The criteria for this new location for his summer camp was to move to a property that was on one of the major lakes and close to Haliburton, which shortens any bus rides and gives quick access to golf courses.
He said there will be a full-day camp this summer for year-round and seasonal residents.
Based on his experience coaching and with his own children, he believes a stronger and more intimate relationship will foster a better environment to learn.
“I want to know every kid and on Friday when they leave I want to know them personally and not know them as just a number,” he said.
His aim is to keep the total camper numbers capped at 70 a week to give proper instruction and to facilitate stronger relations.
Keeping the camp here and close to Haliburton was considered an important aspect to his business plans. Hockey Haven is Haliburton, he said.
“I’ve never been a Muskoka guy. My wife and I love the small town atmosphere that Haliburton still has with all the amenities of a big town area,” he said.

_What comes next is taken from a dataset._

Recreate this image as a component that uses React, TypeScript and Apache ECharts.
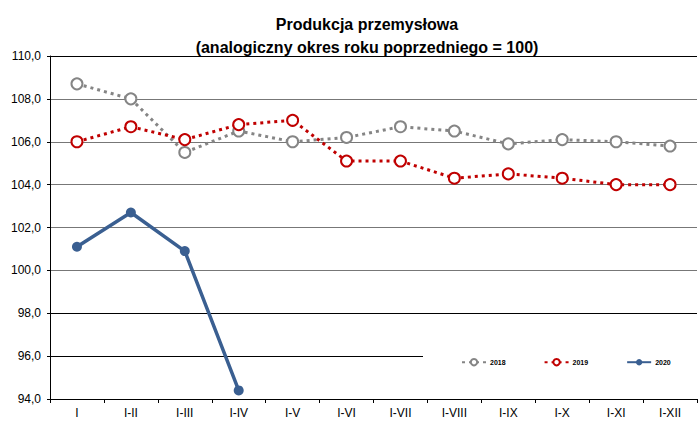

“Haliburton has been my home for the last 25 years with my cottage. My boys have been going to the camp before I owned it. It’s a great area and it needs to continue on. It’s part of the heritage and Haliburton is a unique little town when it comes to hockey,” he said.
Tradition is something he values.
He has already assured the Lake Kashagawigamog Organization, which represents 264 residents on the lake, they can still hold their annual regatta, the Family Fun Day event.

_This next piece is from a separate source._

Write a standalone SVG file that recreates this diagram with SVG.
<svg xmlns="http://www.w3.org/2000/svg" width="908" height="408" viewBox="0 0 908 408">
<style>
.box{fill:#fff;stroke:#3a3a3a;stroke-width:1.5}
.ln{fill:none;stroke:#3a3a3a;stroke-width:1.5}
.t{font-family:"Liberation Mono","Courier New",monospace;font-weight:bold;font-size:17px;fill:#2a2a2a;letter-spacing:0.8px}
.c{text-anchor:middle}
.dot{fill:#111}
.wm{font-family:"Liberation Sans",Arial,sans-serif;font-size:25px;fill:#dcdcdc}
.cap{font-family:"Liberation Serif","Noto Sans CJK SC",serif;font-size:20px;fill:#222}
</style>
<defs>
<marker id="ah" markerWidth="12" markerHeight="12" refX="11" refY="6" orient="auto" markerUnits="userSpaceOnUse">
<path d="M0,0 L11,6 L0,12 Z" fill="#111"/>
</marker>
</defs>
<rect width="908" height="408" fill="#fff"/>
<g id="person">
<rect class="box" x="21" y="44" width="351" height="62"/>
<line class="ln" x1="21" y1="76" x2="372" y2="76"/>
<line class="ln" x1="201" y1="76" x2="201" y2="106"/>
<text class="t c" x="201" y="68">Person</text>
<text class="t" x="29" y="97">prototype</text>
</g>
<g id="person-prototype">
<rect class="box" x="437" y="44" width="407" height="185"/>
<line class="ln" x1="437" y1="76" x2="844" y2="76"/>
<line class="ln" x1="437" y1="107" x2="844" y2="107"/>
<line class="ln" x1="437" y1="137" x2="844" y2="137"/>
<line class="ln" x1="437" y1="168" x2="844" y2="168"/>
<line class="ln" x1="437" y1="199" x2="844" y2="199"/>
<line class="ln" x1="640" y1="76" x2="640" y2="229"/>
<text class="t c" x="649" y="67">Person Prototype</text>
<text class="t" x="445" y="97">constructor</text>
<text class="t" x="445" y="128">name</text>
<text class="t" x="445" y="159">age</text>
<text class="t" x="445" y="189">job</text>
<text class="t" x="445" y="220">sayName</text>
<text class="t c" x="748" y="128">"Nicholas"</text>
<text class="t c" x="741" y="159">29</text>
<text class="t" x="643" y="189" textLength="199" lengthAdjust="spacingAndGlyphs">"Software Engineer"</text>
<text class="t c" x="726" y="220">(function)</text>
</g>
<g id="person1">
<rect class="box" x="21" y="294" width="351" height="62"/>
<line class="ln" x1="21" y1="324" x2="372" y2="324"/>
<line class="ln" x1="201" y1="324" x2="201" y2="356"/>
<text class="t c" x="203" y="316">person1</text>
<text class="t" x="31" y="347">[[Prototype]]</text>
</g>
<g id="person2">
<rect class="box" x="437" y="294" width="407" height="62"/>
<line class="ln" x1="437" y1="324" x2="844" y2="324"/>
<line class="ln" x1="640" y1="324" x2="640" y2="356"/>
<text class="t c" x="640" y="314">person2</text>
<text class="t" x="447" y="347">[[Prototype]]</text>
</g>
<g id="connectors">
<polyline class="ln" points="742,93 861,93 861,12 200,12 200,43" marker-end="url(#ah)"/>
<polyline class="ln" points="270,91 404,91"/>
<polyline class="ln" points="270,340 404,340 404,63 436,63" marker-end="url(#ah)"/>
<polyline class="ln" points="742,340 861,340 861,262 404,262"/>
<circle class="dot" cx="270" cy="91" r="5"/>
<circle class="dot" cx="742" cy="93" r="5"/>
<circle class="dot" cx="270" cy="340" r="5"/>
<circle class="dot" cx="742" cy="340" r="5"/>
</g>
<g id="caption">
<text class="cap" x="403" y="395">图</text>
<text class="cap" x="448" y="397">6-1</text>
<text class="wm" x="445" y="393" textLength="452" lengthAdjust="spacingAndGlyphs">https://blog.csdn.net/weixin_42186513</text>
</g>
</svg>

He appreciates when adults ask him for photos, as they remember the fond memories of spending summers here as children at Hockey Haven. Some of these adults are now sending their children to his camp so they can have the same kind of experience.
“It is a big tradition. We had to start from somewhere and every year we’ve seen our numbers increase by 40 to 50 per cent every year and now with our own camp and own facility we want to see it increase some more. At the same time keep it a boutique camp where kids don’t get lost in the shuffle,” he said.
He is in the planning stages of an opening reception, which will be open to the public. He hopes to have former professional hockey players, possibly Toronto great Wendel Clark. Clark has made an appearance at the camp. If the opening event for the new location isn’t held before the start then it will be some time during the operating season, he said.
The plan to relaunch the website with the new information and logo will, if all goes according to plan, be up on Nov. 15. Realistically, he said, he’ll be happy if everything is ready for the end of November.
His intention is to have Hockey Haven in his family for at least 50 years, possibly passing it on to his three children aged 21, 17, and 12. He jokes that his two older boys spent more time at the camp working than at his home in Haliburton.
“They love the whole thing. They love it so much I can’t even get them to come to my cottage. They always stay at the camp. It just goes to show you where kids love to be,” he said.